Hold Coal India Ltd for the Target Rs.362 by JM Financial Services Ltd
Hold Coal India Ltd for the Target Rs.362 by JM Financial Services Ltd

“King coal is coming back," we had said in Sep’23. Since then much water has flown under the bridge. The geopolitical landscape is tense but not disruptive, power demand is growing but less than renewable energy generation, and thermal capacity expansion for energy security is back on the table but with reduced utilisation rates. After showing remarkable performance (production and dispatch, both grew 10%+ YoY during the last 2 years vs. historical average of 3-4%), Coal India has now set an aspiration to reach 1bn tonnes (BT) of production by FY27 (which we believe will now happen by FY30). Amidst these factors, the slow and steady change in production mix towards inferior and cheap coal, gradually reducing PLF of thermal power plants, rise of captive mining, moderating/ stable e-auction prices, unlikely success in substitution of imported coal and lack of any meaningful impact from new thermal power plants is likely to limit the company’s performance momentum in the next few years, resulting in EPS cut by 9-13% during FY25-27E from our earlier estimates. During FY24-30, we estimate Coal India to register revenue/ ex-OBR EBITDA/ PAT CAGR of 4%/ 1% /-1% vs. 8%/ 18%/ 25% during FY18-24. Hence, we downgrade the stock to HOLD with a revised DCF-based TP of INR 362 implying 3.7x EV/EBITDA FY27.

? Coal quality; less discussed but high impact factor: Coal quality is determined by its gross calorific value (GCV), basis which it is graded, and priced, from G-1 (7,000 kCal/kg) to G17 (2,200-2,500 kCal/kg). Currently, G-1 is priced at INR 8,899 per tonne while G-17 is at INR 732 per tonne. Net realisation has been largely stable in recent years. Most of Coal India’s (CIL) non-coking coal output is from low grade G11-G13, with G-11 contributing the maximum. Over the years (FY20-24), production of low grade coal has been increasing faster than others. The 226MT of incremental production over FY24 production to achieve the 1BT target will constitute 206 million tonnes (MT) of inferior and, hence, the cheapest G-11 to G-14 grade coal from subsidiaries – CCL, SECL and MCL – which will increase pressure on net realisation.
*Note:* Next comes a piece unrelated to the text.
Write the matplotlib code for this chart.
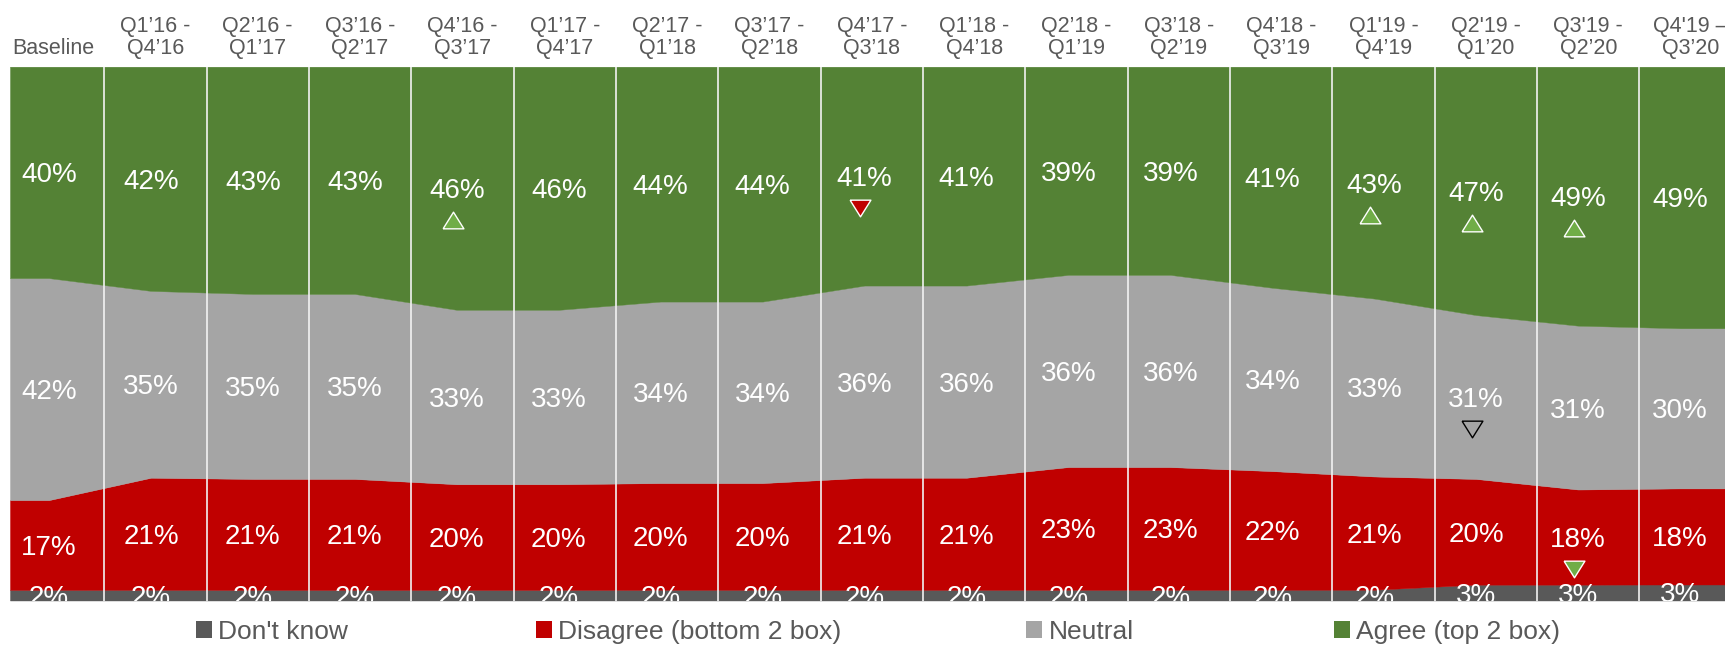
import numpy as np
import matplotlib
matplotlib.use("Agg")
import matplotlib.pyplot as plt
from matplotlib.patches import Patch
from matplotlib.transforms import offset_copy, blended_transform_factory

plt.rcParams['font.family'] = ['Liberation Sans', 'DejaVu Sans']

# ---------------- data ----------------
categories = ["Baseline",
              "Q1’16 -\nQ4’16", "Q2’16 -\nQ1’17", "Q3’16 -\nQ2’17", "Q4’16 -\nQ3’17",
              "Q1’17 -\nQ4’17", "Q2’17 -\nQ1’18", "Q3’17 -\nQ2’18", "Q4’17 -\nQ3’18",
              "Q1’18 -\nQ4’18", "Q2’18 -\nQ1’19", "Q3’18 -\nQ2’19", "Q4’18 -\nQ3’19",
              "Q1'19 -\nQ4’19", "Q2'19 -\nQ1’20", "Q3'19 -\nQ2’20", "Q4'19 –\nQ3’20"]
dont_know = [2, 2, 2, 2, 2, 2, 2, 2, 2, 2, 2, 2, 2, 2, 3, 3, 3]
disagree  = [17, 21, 21, 21, 20, 20, 20, 20, 21, 21, 23, 23, 22, 21, 20, 18, 18]
neutral   = [42, 35, 35, 35, 33, 33, 34, 34, 36, 36, 36, 36, 34, 33, 31, 31, 30]
agree     = [40, 42, 43, 43, 46, 46, 44, 44, 41, 41, 39, 39, 41, 43, 47, 49, 49]
series_names = ["Don't know", "Disagree (bottom 2 box)", "Neutral", "Agree (top 2 box)"]

# significance flags: (series index, column index, direction)
sig_series = [3, 3, 3, 3, 3, 2, 1]
sig_col    = [4, 8, 13, 14, 15, 14, 15]
sig_dir    = ["up", "down", "up", "up", "up", "down", "down"]

# ---------------- style ----------------
colors = ["#595959", "#C00000", "#A5A5A5", "#548235"]
good_col, bad_col = "#70AD47", "#C00000"
text_gray = "#595959"

W, H = 1725, 646
fig = plt.figure(figsize=(W / 100, H / 100), dpi=100)
ax_top, ax_bot, ax_left = 66.7, 600.5, 10
ax = fig.add_axes([ax_left / W, (H - ax_bot) / H, (W - ax_left) / W, (ax_bot - ax_top) / H])

n = len(categories)
x = np.arange(n)
raw = np.array([dont_know, disagree, neutral, agree], float)
vals = raw / raw.sum(axis=0) * 100
cum = np.vstack([np.zeros(n), np.cumsum(vals, axis=0)])

x0, x1 = -0.3826, 16.44
xe = np.concatenate([[x0], x, [x1]])
for k in range(4):
    lo = np.concatenate([[cum[k][0]], cum[k], [cum[k][-1]]])
    hi = np.concatenate([[cum[k + 1][0]], cum[k + 1], [cum[k + 1][-1]]])
    ax.fill_between(xe, lo, hi, facecolor=colors[k], edgecolor=colors[k], lw=0.3)

ax.set_xlim(x0, x1)
ax.set_ylim(0, 100)
ax.axis('off')

# column separators
col_step, col_off = 1.004, 0.039
for k in range(n - 1):
    ax.axvline(col_off + col_step * (k + 0.5), color="#F2F2F2", lw=1.2, zorder=3)

# value labels
fs_val = 20
lab_tr = offset_copy(ax.transData, fig=fig, y=-0.358 * fs_val, units='points')
centers = (cum[:-1] + cum[1:]) / 2
for k in range(4):
    for i in range(n):
        ax.text(x[i], centers[k][i], f"{int(raw[k][i])}%", color="white",
                fontsize=fs_val, ha="center", va="baseline", transform=lab_tr,
                clip_on=True, zorder=4)

# significance markers
mk_tr = offset_copy(ax.transData, fig=fig, y=-32, units='dots')
up_tri = [(-1, -0.8), (1, -0.8), (0, 0.8), (-1, -0.8)]
down_tri = [(-1, 0.8), (1, 0.8), (0, -0.8), (-1, 0.8)]
for s, c, d in zip(sig_series, sig_col, sig_dir):
    if s == 2:
        face, edge = colors[2], "black"
    elif s == 3:
        face, edge = (good_col if d == "up" else bad_col), "white"
    else:
        face, edge = (good_col if d == "down" else bad_col), "white"
    ax.plot(x[c] - 0.04, centers[s][c], marker=up_tri if d == "up" else down_tri,
            ms=15, mfc=face, mec=edge, mew=1.0, transform=mk_tr,
            linestyle="none", zorder=5)

# header labels
htr = blended_transform_factory(ax.transData, fig.transFigure)
for i, cat in enumerate(categories):
    parts = cat.split("\n")
    hx = col_off + col_step * i
    if len(parts) == 2:
        ax.text(hx, (H - 32) / H, parts[0], transform=htr, ha="center", va="baseline",
                fontsize=15.5, color=text_gray, clip_on=False)
    ax.text(hx, (H - 54) / H, parts[-1], transform=htr, ha="center", va="baseline",
            fontsize=15.5, color=text_gray, clip_on=False)

# legend: one entry per block, placed at the reference positions
leg_x = [196, 536, 1026, 1334]
for c, name, lx in zip(colors, series_names, leg_x):
    leg = fig.legend([Patch(facecolor=c, edgecolor="none")], [name], loc="center left",
                     bbox_to_anchor=(lx / W, (H - 632) / H), frameon=False, fontsize=19,
                     handlelength=0.6, handleheight=0.6, handletextpad=0.25,
                     labelcolor=text_gray, borderaxespad=0, borderpad=0)

fig.savefig("out.png", dpi=100)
? The writing is on the wall: Historically, thermal power plants have been operating at a PLF of more than 70% with some of the pit-head and well-maintained plants running at more than 80%. Today, Coal India is bound by long-term supply commitments for 583.4MTPA through fuel supply agreements (FSAs) with power plants (at 85% PLF). The average PLF of the total installed coal capacity of 235GW is estimated to be 58.4% in FY27 and 58.7% in FY32 as per CEA (Central Electricity Authority). Initial signs of this are already visible with thermal generation declining sharply during peak-renewable generation months (Exhibit-17).

? Rise of captive mining: As on now, the total number of coal producing mines in India are 408, out of which 26 are operated by private companies most of which are thermal coal mines. During Apr-Oct’24, 96MT of coal has been produced from commercial coal blocks, and that is expected to exceed 160MT in FY25. NTPC produced 34.39MT coal, +48% YoY in FY24, and is targeting to produce 86MT in the near future. Similarly, JSW Energy recently bagged one coal block in Odisha with reserves of 1,600MT for G-11 grade noncoking coal. The government aims to produce 320MT from captive and commercial blocks by 2030. We expect commercial/ captive mining to gain traction and achieve the FY30 target, which is a direct loss of opportunity for Coal India. (Exhibit-25).